**Written exercise:**
Return the lines from the one with "Convert this diagram to TikZ code." through the one with "(sw1) at (23.34,-4.62)", exactly as they appear and with no pictures.
--- begin Input rows ---
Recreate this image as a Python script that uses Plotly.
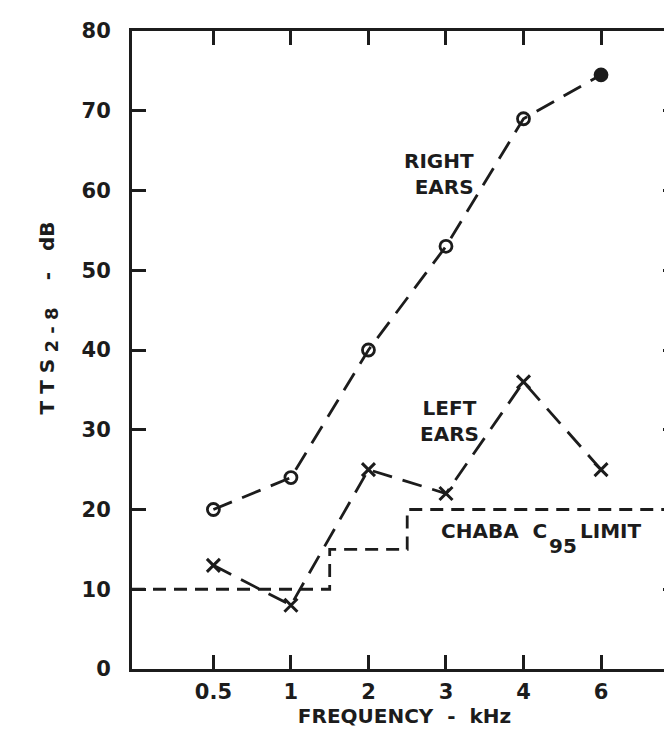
import plotly.graph_objects as go

freq_labels = ["0.5", "1", "2", "3", "4", "6"]
right_ears = [20, 24, 40, 53, 69, 74.5]
left_ears = [13, 8, 25, 22, 36, 25]
# CHABA C95 limit steps (positions on the category index scale)
limit_x = [-1.05, 1.5, 2.5, 5.98]
limit_y = [10, 15, 20, 20]
y_ticks = [0, 10, 20, 30, 40, 50, 60, 70, 80]

INK = "#1c1c1c"
FONT = "DejaVu Sans"
idx = list(range(len(freq_labels)))

fig = go.Figure()

fig.add_trace(go.Scatter(
    x=limit_x, y=limit_y, mode="lines", line_shape="hv",
    line=dict(color=INK, width=2.8, dash="13px,8px"), hoverinfo="skip"))

fig.add_trace(go.Scatter(
    x=idx, y=right_ears, mode="lines+markers",
    line=dict(color=INK, width=2.8, dash="20px,11px"),
    marker=dict(symbol=["circle-open"] * 5 + ["circle"], size=12, color=INK,
                line=dict(color=INK, width=2.8))))

fig.add_trace(go.Scatter(
    x=idx, y=left_ears, mode="lines+markers",
    line=dict(color=INK, width=2.8, dash="20px,11px"),
    marker=dict(symbol="x-thin-open", size=13, color=INK,
                line=dict(color=INK, width=3))))

tf = dict(family=FONT, size=21, color=INK, weight="bold")
axis_common = dict(showgrid=False, zeroline=False, showline=True, linecolor=INK,
                   linewidth=3, mirror="ticks", ticks="inside", ticklen=14,
                   tickwidth=2.8, tickcolor=INK, tickfont=tf)

fig.update_xaxes(range=[-1.05, 5.98], tickmode="array", tickvals=idx,
                 ticktext=freq_labels, ticklabelstandoff=2,
                 title=dict(text="FREQUENCY  -  kHz",
                            font=dict(family=FONT, size=20, color=INK, weight="bold"),
                            standoff=4),
                 **axis_common)
fig.update_yaxes(range=[0, 80], tickmode="array", tickvals=y_ticks,
                 ticklabelstandoff=14, **axis_common)

ann_font = dict(family=FONT, size=20, color=INK, weight="bold")
fig.add_annotation(xref="paper", yref="paper", x=-0.182, y=0.55,
                   text="T T S<sub><span style='font-size:18px'> 2 - 8 </span></sub>   -   dB",
                   textangle=-90, showarrow=False,
                   font=dict(family=FONT, size=20, color=INK, weight="bold"))
fig.add_annotation(x=2.91, y=62.1, text="RIGHT<br>EARS", align="right", showarrow=False,
                   font=ann_font)
fig.add_annotation(x=3.05, y=31.1, text="LEFT<br>EARS", showarrow=False, font=ann_font)
fig.add_annotation(x=2.91, y=17.3, xanchor="left", text="CHABA  C", showarrow=False, font=ann_font)
fig.add_annotation(x=4.3, y=15.4, xanchor="left", text="95", showarrow=False, font=ann_font)
fig.add_annotation(x=4.7, y=17.3, xanchor="left", text="LIMIT", showarrow=False, font=ann_font)

fig.update_layout(width=672, height=730, margin=dict(l=124, r=0, t=23, b=69),
                  paper_bgcolor="white", plot_bgcolor="white", showlegend=False)

fig.write_html("out.html")
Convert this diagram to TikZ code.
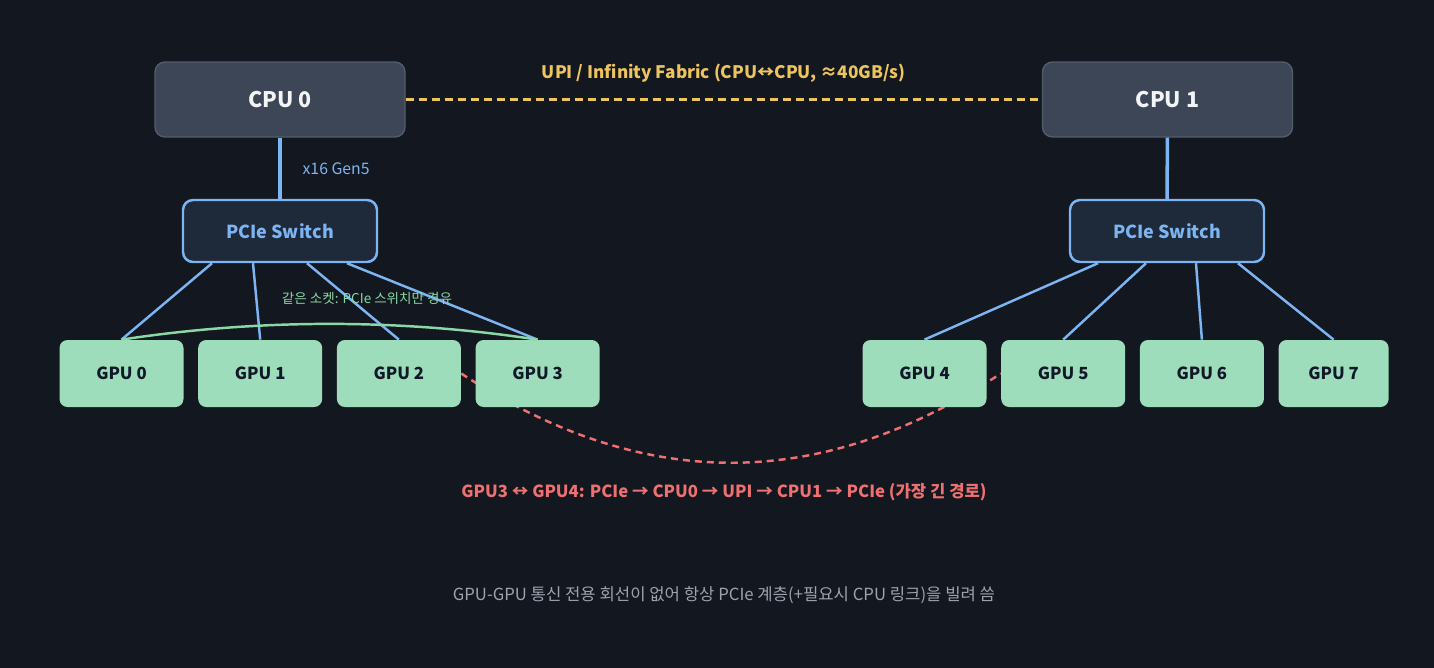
\documentclass[tikz,border=0pt]{standalone}
\usepackage{fontspec}
\setmainfont{Noto Sans CJK KR}
\usepackage{tikz}
\usetikzlibrary{positioning, backgrounds, calc}
\definecolor{bgc}{HTML}{13171F}
\definecolor{cpufill}{HTML}{3C4656}
\definecolor{cpuedge}{HTML}{525D6B}
\definecolor{swfill}{HTML}{1E2939}
\definecolor{linkblue}{HTML}{7DB5F2}
\definecolor{gpufill}{HTML}{9DDDBB}
\definecolor{gputext}{HTML}{111827}
\definecolor{arcgreen}{HTML}{8BD8A6}
\definecolor{upiyellow}{HTML}{EEC45F}
\definecolor{pathred}{HTML}{EE7070}
\definecolor{notegray}{HTML}{9CA3AF}

\begin{document}
\begin{tikzpicture}[
  node distance=0.28cm,
  cpu/.style={draw=cpuedge, fill=cpufill, line width=0.8pt, rounded corners=0.2cm,
    minimum width=5cm, minimum height=1.5cm, text=white!94!cpufill,
    font=\fontsize{12.2}{14}\selectfont\bfseries},
  switch/.style={draw=linkblue, fill=swfill, line width=1.4pt, rounded corners=0.2cm,
    minimum width=3.88cm, minimum height=1.24cm, text=linkblue,
    font=\fontsize{10.2}{12}\selectfont\bfseries},
  gpu/.style={fill=gpufill, rounded corners=0.16cm, minimum width=2.48cm,
    minimum height=1.34cm, text=gputext, font=\fontsize{9.5}{11}\selectfont\bfseries},
  link/.style={linkblue, line width=1.4pt},
  upi/.style={upiyellow, line width=1.7pt, dash pattern=on 0.16cm off 0.1cm},
  far/.style={pathred, line width=1.4pt, dash pattern=on 0.14cm off 0.1cm}
]
\useasboundingbox (0,0) rectangle (28.68,-13.36);

\node[cpu] (cpu0) at (5.6,-1.99) {CPU 0};
\node[cpu] (cpu1) at (23.35,-1.99) {CPU 1};
\node[switch] (sw0) at (5.6,-4.62) {PCIe Switch};
\node[switch] (sw1) at (23.34,-4.62) {PCIe Switch};

\node[gpu] (g0) at (2.43,-7.47) {GPU 0};
\node[gpu, right=of g0] (g1) {GPU 1};
\node[gpu, right=of g1] (g2) {GPU 2};
\node[gpu, right=of g2] (g3) {GPU 3};
\node[gpu] (g4) at (18.49,-7.47) {GPU 4};
\node[gpu, right=of g4] (g5) {GPU 5};
\node[gpu, right=of g5] (g6) {GPU 6};
\node[gpu, right=of g6, minimum width=2.2cm] (g7) {GPU 7};

\begin{scope}[on background layer]
  \fill[bgc] (0,0) rectangle (28.68,-13.36);
  \draw[far] (g2.east) .. controls +(3.62,-2.38) and +(-3.62,-2.38) .. (g5.west);
\end{scope}

\draw[upi] (cpu0) -- (cpu1)
  node[midway, above=0.2cm, font=\fontsize{9.8}{11}\selectfont\bfseries]
  {UPI / Infinity Fabric (CPU↔CPU, ≈40GB/s)};

\draw[linkblue, line width=2pt] (cpu0) -- (sw0)
  node[midway, right=0.3cm, font=\fontsize{9}{10}\selectfont] {x16 Gen5};
\draw[linkblue, line width=2pt] (cpu1) -- (sw1);

\foreach \dx/\g in {-1.36/g0, -0.54/g1, 0.54/g2, 1.34/g3}
  \draw[link] ($(sw0.south)+(\dx,0)$) -- (\g.north);
\foreach \dx/\g in {-1.38/g4, -0.42/g5, 0.58/g6, 1.42/g7}
  \draw[link] ($(sw1.south)+(\dx,0)$) -- (\g.north);

\draw[arcgreen, line width=1.4pt] (g0.north) .. controls +(2.76,0.42) and +(-2.76,0.42) .. (g3.north);
\node[text=arcgreen, font=\fontsize{7.7}{9}\selectfont] (samelbl) at (7.34,-5.96)
  {같은 소켓: PCIe 스위치만 경유};

\node[text=pathred, font=\fontsize{9.5}{11}\selectfont\bfseries] (farlbl) at (14.48,-9.84)
  {GPU3 ↔ GPU4: PCIe → CPU0 → UPI → CPU1 → PCIe (가장 긴 경로)};
\node[text=notegray, font=\fontsize{9.5}{11}\selectfont] (note) at (14.48,-11.9)
  {GPU-GPU 통신 전용 회선이 없어 항상 PCIe 계층(+필요시 CPU 링크)을 빌려 씀};
\end{tikzpicture}
\end{document}
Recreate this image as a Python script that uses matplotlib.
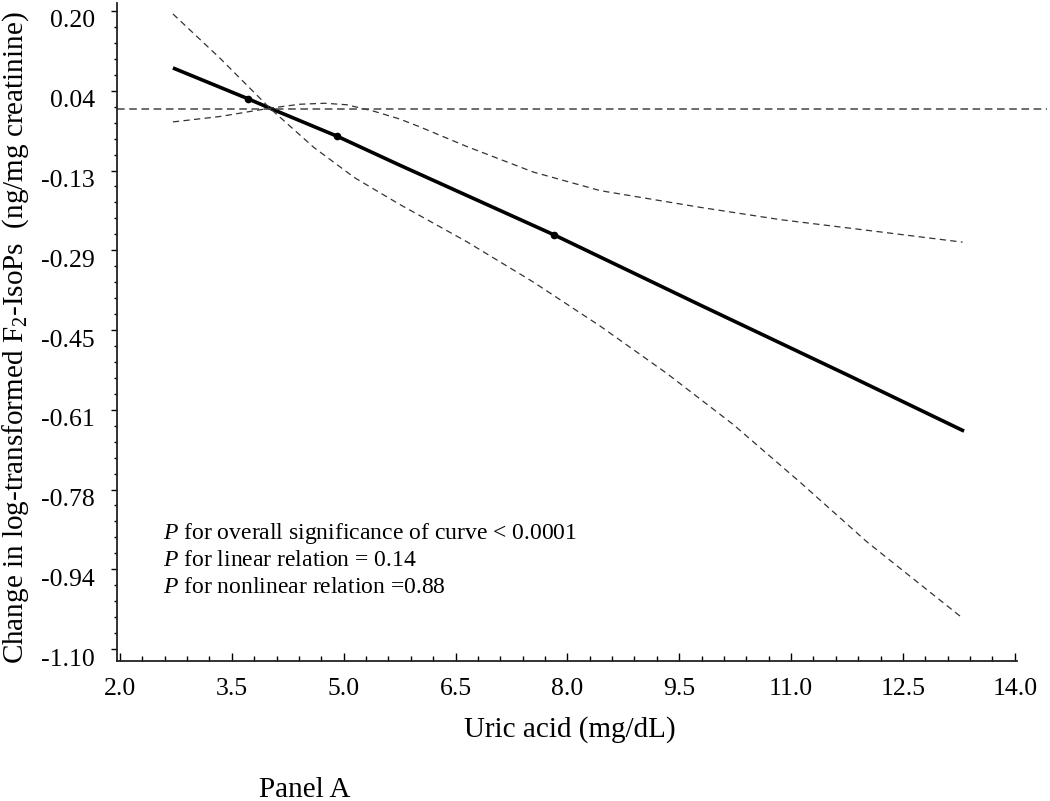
import matplotlib
matplotlib.use('Agg')
import matplotlib.pyplot as plt
import matplotlib.transforms as mtransforms
from matplotlib.ticker import AutoMinorLocator, FixedLocator, FixedFormatter
import numpy as np

plt.rcParams['font.family'] = ['Liberation Serif', 'DejaVu Serif']
plt.rcParams['mathtext.fontset'] = 'custom'
plt.rcParams['mathtext.rm'] = 'Liberation Serif'
plt.rcParams['mathtext.it'] = 'Liberation Serif:italic'

# Fitted spline (solid) and its knots.
uric_fit = [2.71, 3.72, 4.01, 4.91, 5.75, 7.82, 9.78, 11.79, 13.32]
change_fit = [0.084, 0.021, 0.002, -0.055, -0.114, -0.256, -0.399, -0.544, -0.656]
knot_x = [3.72, 4.91, 7.82]
knot_y = [0.021, -0.055, -0.256]

# Confidence limits (dashed).
ci_a_x = [2.71, 3.34, 4.01, 4.41, 4.75, 5.04, 5.40, 5.75, 6.02, 6.65, 7.54, 8.44, 9.78, 10.85, 12.19, 13.30]
ci_a_y = [-0.026, -0.015, 0.002, 0.010, 0.012, 0.009, -0.004, -0.020, -0.036, -0.076, -0.128, -0.166, -0.200, -0.225, -0.250, -0.271]
ci_b_x = [2.71, 3.34, 4.01, 4.60, 5.15, 5.75, 6.65, 7.54, 8.44, 9.33, 10.22, 11.12, 12.02, 13.30]
ci_b_y = [0.194, 0.104, 0.002, -0.078, -0.140, -0.194, -0.270, -0.352, -0.442, -0.538, -0.642, -0.760, -0.882, -1.037]
reference_y = 0.0

x_ticks = [2.0, 3.5, 5.0, 6.5, 8.0, 9.5, 11.0, 12.5, 14.0]
x_labels = ['2.0', '3.5', '5.0', '6.5', '8.0', '9.5', '11.0', '12.5', '14.0']
y_ticks = list(np.linspace(-1.1, 0.2, 9))
y_labels = ['-1.10', '-0.94', '-0.78', '-0.61', '-0.45', '-0.29', '-0.13', '0.04', '0.20']

notes = [r'$P$ for overall significance of curve < 0.0001',
         r'$P$ for linear relation = 0.14',
         r'$P$ for nonlinear relation =0.88']


fig = plt.figure(figsize=(10.5, 8.01), dpi=100)
ax = fig.add_axes([117/1050, 1 - 661/801, 900/1050, 658/801])

ax.plot(uric_fit, change_fit, color='black', lw=2.6, solid_capstyle='butt')
ax.plot(knot_x, knot_y, 'o', color='black', ms=4.5)
ax.plot(ci_a_x, ci_a_y, color='#333333', lw=0.9, dashes=(5, 3.5))
ax.plot(ci_b_x, ci_b_y, color='#333333', lw=0.9, dashes=(5, 3.5))
ax.plot([1.96, 14.43], [reference_y, reference_y], color='#444444', lw=1.1,
        dashes=(5, 3), clip_on=False)

ax.set_xlim(1.96, 14.03)
ax.set_ylim(-1.1244, 0.2163)

for side in ('top', 'right'):
    ax.spines[side].set_visible(False)
for side in ('left', 'bottom'):
    ax.spines[side].set_linewidth(1.3)
    ax.spines[side].set_color('#222222')

ax.xaxis.set_major_locator(FixedLocator(x_ticks))
ax.xaxis.set_major_formatter(FixedFormatter(x_labels))
ax.yaxis.set_major_locator(FixedLocator(y_ticks))
ax.yaxis.set_major_formatter(FixedFormatter(y_labels))
ax.xaxis.set_minor_locator(AutoMinorLocator(5))
ax.yaxis.set_minor_locator(AutoMinorLocator(5))

ax.tick_params(axis='x', which='major', direction='in', length=6, width=1, pad=12, labelsize=18.5)
ax.tick_params(axis='x', which='minor', direction='in', length=3.5, width=1)
ax.tick_params(axis='y', which='major', direction='out', length=4, width=1, pad=12, labelsize=18.5)
ax.tick_params(axis='y', which='minor', direction='out', length=2.5, width=1)

# SAS puts the y labels a little below their ticks.
shift = mtransforms.ScaledTranslation(0, -0.08, fig.dpi_scale_trans)
for lab in ax.get_yticklabels():
    lab.set_transform(lab.get_transform() + shift)

ax.set_xlabel('Uric acid (mg/dL)', fontsize=21, va='baseline')
ax.xaxis.set_label_coords(0.503, -0.1155)
ax.set_ylabel('Change in log-transformed F$_2$-IsoPs  (ng/mg creatinine)', fontsize=21, va='center')
ax.yaxis.set_label_coords(-0.113, 0.491)

for i, note in enumerate(notes):
    ax.text(0.051, 0.1854 - i * 0.041, note, transform=ax.transAxes,
            fontsize=17, ha='left', va='baseline')

fig.text(305/1050, 0.005, 'Panel A', fontsize=21, ha='center', va='baseline')

fig.savefig('out.png', dpi=100)
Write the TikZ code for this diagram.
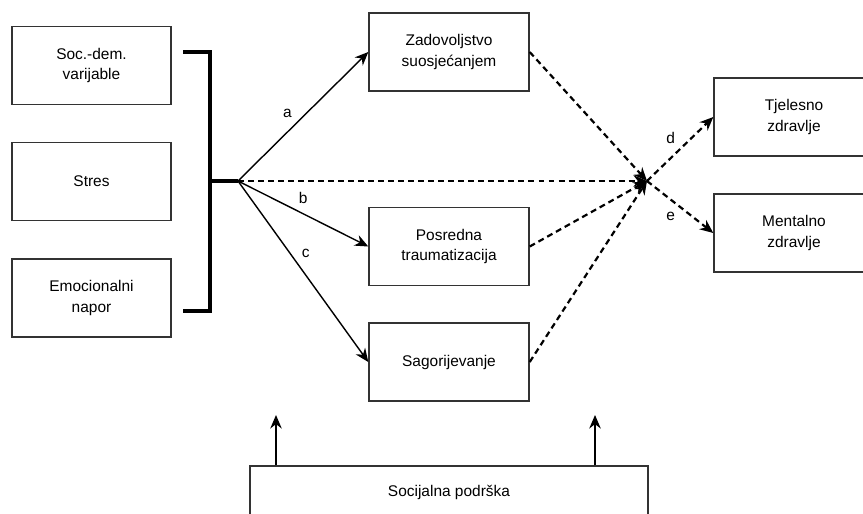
--- end Input rows ---
**Solution to the problem:**
Convert this diagram to TikZ code.
\documentclass[tikz,border=0pt]{standalone}
\usepackage{fontspec}
\setmainfont{Noto Sans CJK KR}
\usepackage{tikz}
\usetikzlibrary{positioning, backgrounds, calc}
\definecolor{bgc}{HTML}{13171F}
\definecolor{cpufill}{HTML}{3C4656}
\definecolor{cpuedge}{HTML}{525D6B}
\definecolor{swfill}{HTML}{1E2939}
\definecolor{linkblue}{HTML}{7DB5F2}
\definecolor{gpufill}{HTML}{9DDDBB}
\definecolor{gputext}{HTML}{111827}
\definecolor{arcgreen}{HTML}{8BD8A6}
\definecolor{upiyellow}{HTML}{EEC45F}
\definecolor{pathred}{HTML}{EE7070}
\definecolor{notegray}{HTML}{9CA3AF}

\begin{document}
\begin{tikzpicture}[
  node distance=0.28cm,
  cpu/.style={draw=cpuedge, fill=cpufill, line width=0.8pt, rounded corners=0.2cm,
    minimum width=5cm, minimum height=1.5cm, text=white!94!cpufill,
    font=\fontsize{12.2}{14}\selectfont\bfseries},
  switch/.style={draw=linkblue, fill=swfill, line width=1.4pt, rounded corners=0.2cm,
    minimum width=3.88cm, minimum height=1.24cm, text=linkblue,
    font=\fontsize{10.2}{12}\selectfont\bfseries},
  gpu/.style={fill=gpufill, rounded corners=0.16cm, minimum width=2.48cm,
    minimum height=1.34cm, text=gputext, font=\fontsize{9.5}{11}\selectfont\bfseries},
  link/.style={linkblue, line width=1.4pt},
  upi/.style={upiyellow, line width=1.7pt, dash pattern=on 0.16cm off 0.1cm},
  far/.style={pathred, line width=1.4pt, dash pattern=on 0.14cm off 0.1cm}
]
\useasboundingbox (0,0) rectangle (28.68,-13.36);

\node[cpu] (cpu0) at (5.6,-1.99) {CPU 0};
\node[cpu] (cpu1) at (23.35,-1.99) {CPU 1};
\node[switch] (sw0) at (5.6,-4.62) {PCIe Switch};
\node[switch] (sw1) at (23.34,-4.62) {PCIe Switch};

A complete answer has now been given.